Id. at 1287 (citations omitted).
The Department also seeks to justify its order by arguing that it served a copy of the administrative complaint on the Secretary of State pursuant to section 48.181, Florida Statutes (2001), and that such substituted service was sufficient under the facts. I cannot agree. The appellants state that they never received a copy of the complaint from the Secretary of State, and, as I earlier explained, nothing in the record refutes this assertion. Indeed, there is no showing that the Secretary of State attempted to forward a copy of the complaint to them, as required by section 48.161(1), Florida Statutes (2001). The law is clear that one seeking to effect substituted service under this statute has the burden of presenting facts which clearly justify the applicability of such method of service. See George Fischer, Ltd. v. Plastiline, Inc., 879 So.2d 697, 699 (Fla. 2d DCA 1980).
The procedure for service set out in section 48.181 must comply with the prerequisites established in section 48.161, relating to the method of substituted service on nonresident defendants. The Second District described the interrelationship of the two statutes in the following terms:
If the plaintiff chooses substituted service on the Secretary of State under Section 48.181(1), then perfection of such substituted service requires full compliance with one of the alternative methods provided by Section 48.161. Section 48.161 requires such substituted service be perfected and evidenced by either: (1) registered or certified mailing to the nonresident of both a notice of such substituted service and a copy of the process, evidenced by the filing of the nonresident’s return receipt and an affidavit of compliance by plaintiff or his attorney; or, (2) an appropriate officer’s return showing service on the nonresident within or without this state.
P.S.R. Assocs. v. Artcraft-Heath, 364 So.2d 855, 857-58 (Fla. 2d DCA 1978). The record before us fails to disclose conformance with either of the above two methods.
The only argument the Department offers for not following the dictates of section 48.161 is that the Shelleys refused to accept service of earlier mail DFS had sent them. Once again, nothing in the record remotely indicates that the Shelleys intentionally refused or avoided service. The letters mailed to the Shelleys and returned were marked “unclaimed,” not “refused.” Moreover, the extraordinary length of time from the date the copies of the complaint were mailed until the unclaimed mail receipts were returned reasonably implies that the mailed complaints may never have been delivered to the Shelleys. Because the appellants were not furnished an evidentiary hearing on the issue of service, we obviously have no basis on which to make any determination of whether they deliberately refused to accept service. As this court observed in All Mobile Video, Inc. v. Whitener, 773 So.2d *581587 (Fla. 1st DCA 2000): “[I]n order to comply with section 48.161, plaintiffs who seek to employ substituted service but fail to obtain a return receipt must allege that the defendant is ‘concealing his whereabouts, or that they had exercised due diligence in attempting to locate him.’” Id. at 590 (quoting Chapman v. Sheffield, 750 So.2d 140, 143 (Fla. 1st DCA 2000)).

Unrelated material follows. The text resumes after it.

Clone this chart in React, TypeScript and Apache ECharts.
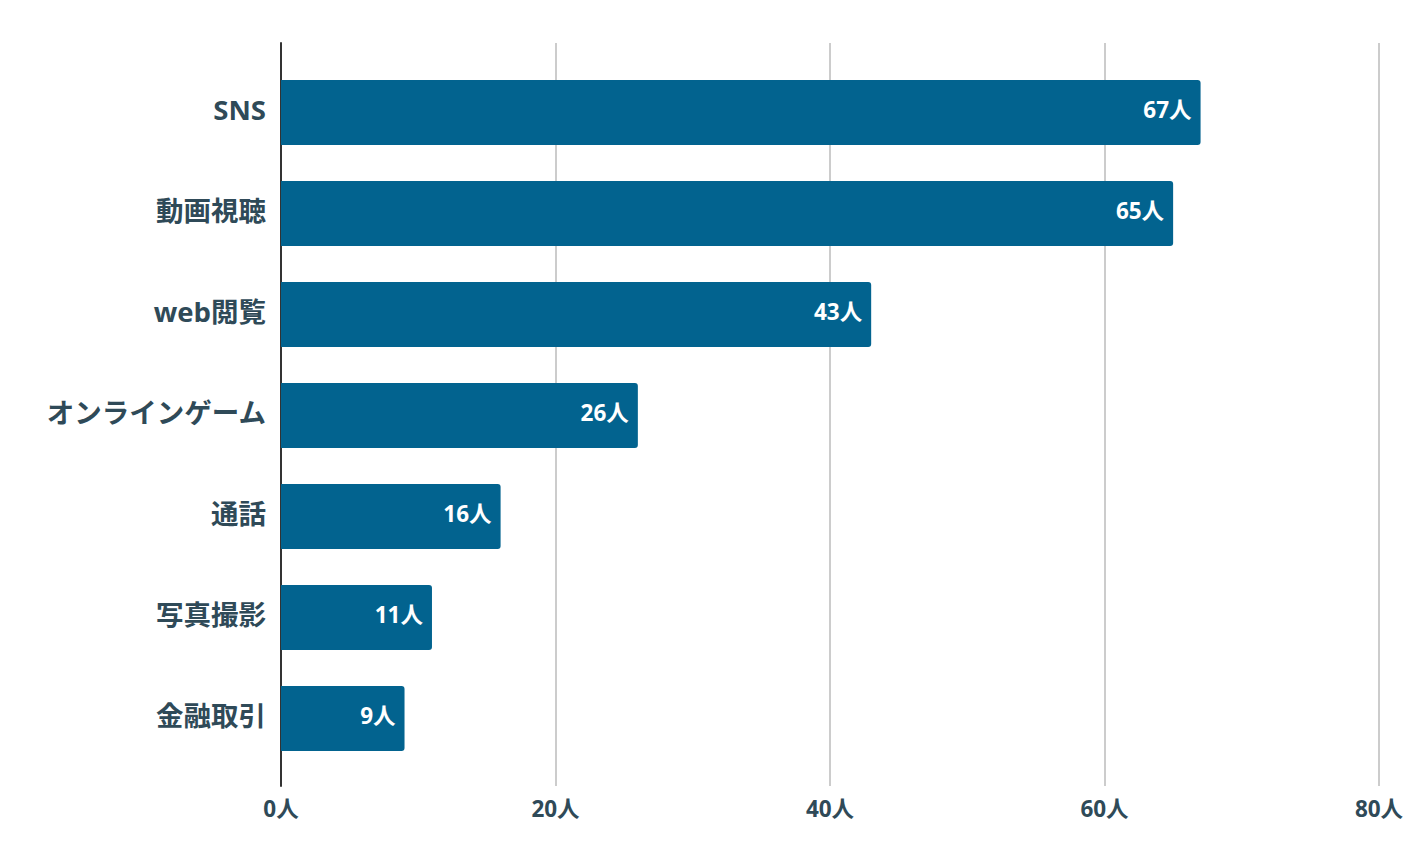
import React, { useEffect, useRef } from "react";
import * as echarts from "echarts";

const categories = ["SNS", "動画視聴", "web閲覧", "オンラインゲーム", "通話", "写真撮影", "金融取引"];
const values = [67, 65, 43, 26, 16, 11, 9];
const xMin = 0;
const xMax = 80;
const xInterval = 20;

const FONT = "'Open Sans', 'Noto Sans CJK JP', 'Noto Sans', sans-serif";
const TEXT = "#2f4a58";
const BAR = "#02638f";

export default function App() {
  const ref = useRef<HTMLDivElement>(null);
  useEffect(() => {
    if (!ref.current) return;
    const chart = echarts.init(ref.current, undefined, { renderer: "svg" });
    chart.setOption({
      animation: false,
      backgroundColor: "#ffffff",
      textStyle: { fontFamily: FONT },
      grid: [
        { left: 281, right: 43, top: 62, bottom: 97 },
        { left: 281, right: 43, top: 43, bottom: 80 },
      ],
      xAxis: [
        {
          gridIndex: 0,
          type: "value",
          min: xMin,
          max: xMax,
          interval: xInterval,
          show: false,
        },
        {
          gridIndex: 1,
          type: "value",
          min: xMin,
          max: xMax,
          interval: xInterval,
          axisLine: { show: false },
          axisTick: { show: false },
          splitLine: { show: true, lineStyle: { color: "#cccccc", width: 2 } },
          axisLabel: {
            margin: 11,
            color: TEXT,
            fontFamily: FONT,
            fontWeight: "bold",
            fontSize: 22.5,
            formatter: (v: number) => `${v}人`,
          },
        },
      ],
      yAxis: [
        {
          gridIndex: 0,
          type: "category",
          data: categories,
          inverse: true,
          axisLine: { show: false },
          axisTick: { show: false },
          splitLine: { show: false },
          axisLabel: {
            margin: 15,
            formatter: (v: string) => `{c|${v}}`,
            rich: {
              c: {
                color: TEXT,
                fontFamily: FONT,
                fontWeight: "bold",
                fontSize: 27.5,
                padding: [0, 0, 6, 0],
              },
            },
          },
        },
        {
          gridIndex: 1,
          type: "value",
          min: 0,
          max: 1,
          axisLine: { show: true, onZero: false, lineStyle: { color: "#333333", width: 2 } },
          axisTick: { show: false },
          axisLabel: { show: false },
          splitLine: { show: false },
        },
      ],
      series: [
        {
          type: "bar",
          xAxisIndex: 0,
          yAxisIndex: 0,
          data: values,
          barWidth: 65,
          itemStyle: { color: BAR, borderRadius: [0, 3, 3, 0] },
          label: {
            show: true,
            position: "insideRight",
            distance: 9,
            formatter: (p: any) => `{v|${p.value}人}`,
            rich: {
              v: {
                color: "#ffffff",
                fontFamily: FONT,
                fontWeight: "bold",
                fontSize: 22.5,
                padding: [0, 0, 6, 0],
              },
            },
          },
        },
      ],
    });
    return () => chart.dispose();
  }, []);
  return (
    <div
      ref={ref}
      style={{ position: "fixed", left: 0, top: 0, width: 1422, height: 866, background: "#fff" }}
    />
  );
}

Because I am firmly convinced that the procedure the Department used to effect service on the Shelleys did not comport with due process, I would reverse the default final order and remand for further proceedings consistent with this dissent.
. The complaint alleged that during the time the Shelleys conducted business in the state of Florida, neither they nor the securities they had sold were registered with the DFS.